Reflecting on this review has led me back to the work of Low, particularly the absolute classic Things We Lost in the Fire. The entire album feels like a long sigh during a period of great duress, a point in which tragedy, sorrow, and melancholy require a quiet release that comes from within. These small cathartic exhales capture years in seconds; our own lives and those of who we’ve lost flashes before us in mere moments. The grand questions that emerge from the experience of life and death intersect violently with our personal struggles and tragedies. To quote my favorite song by Low, “underneath the star of David, a hundred years behind my eyes.”
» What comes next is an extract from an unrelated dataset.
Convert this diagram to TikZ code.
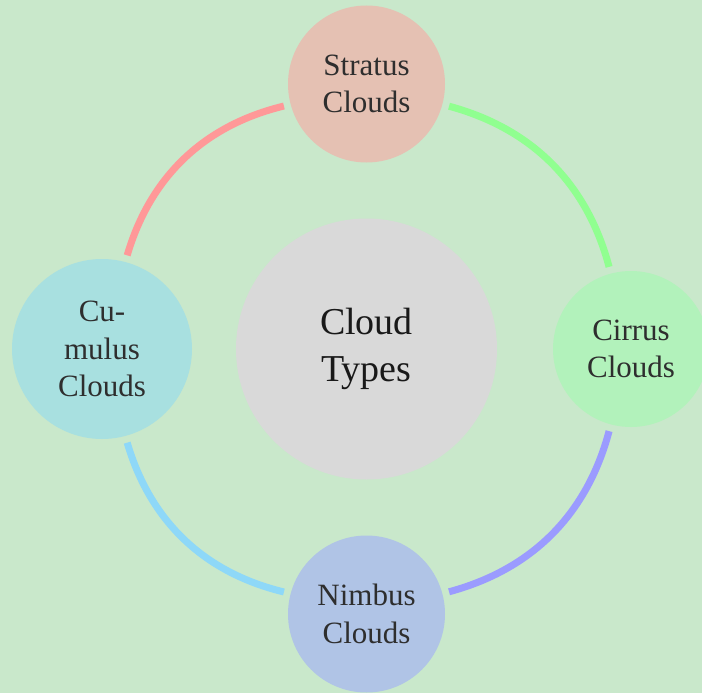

The interplay of life and death in Sunflower is an important reminder that possibility is born from reflection on the failed projects of the past. The person who mourns, for those who have passed on, for lost possibility, for a horizon of opportunity beyond what we currently can see, is a ragpicker at daybreak, feeling around for scraps as the fragility of humanity flutters in the wind. This idea, borrowed from Walter Benjamin, is the means through which melancholy and mourning become the vehicle for change. As we wander through the end of history, our shadows are cast long across the ruins at our feet. The dawn of the day of the revolution is life beyond death and the beautiful, poetic melancholy of Low reminds us that when we look closely, we can see something poking up through the rubble of the past: sweet, sweet sunflowers.
Drowning in the river of blood inside the belly of the beast, the melancholic vision of Godspeed mixes with the soft grief of Low. As we struggle for air, we fashion our reflections on lives lost into a vehicle that leads us home and press out toward the infinite, magnificent possibilities beyond our imagination.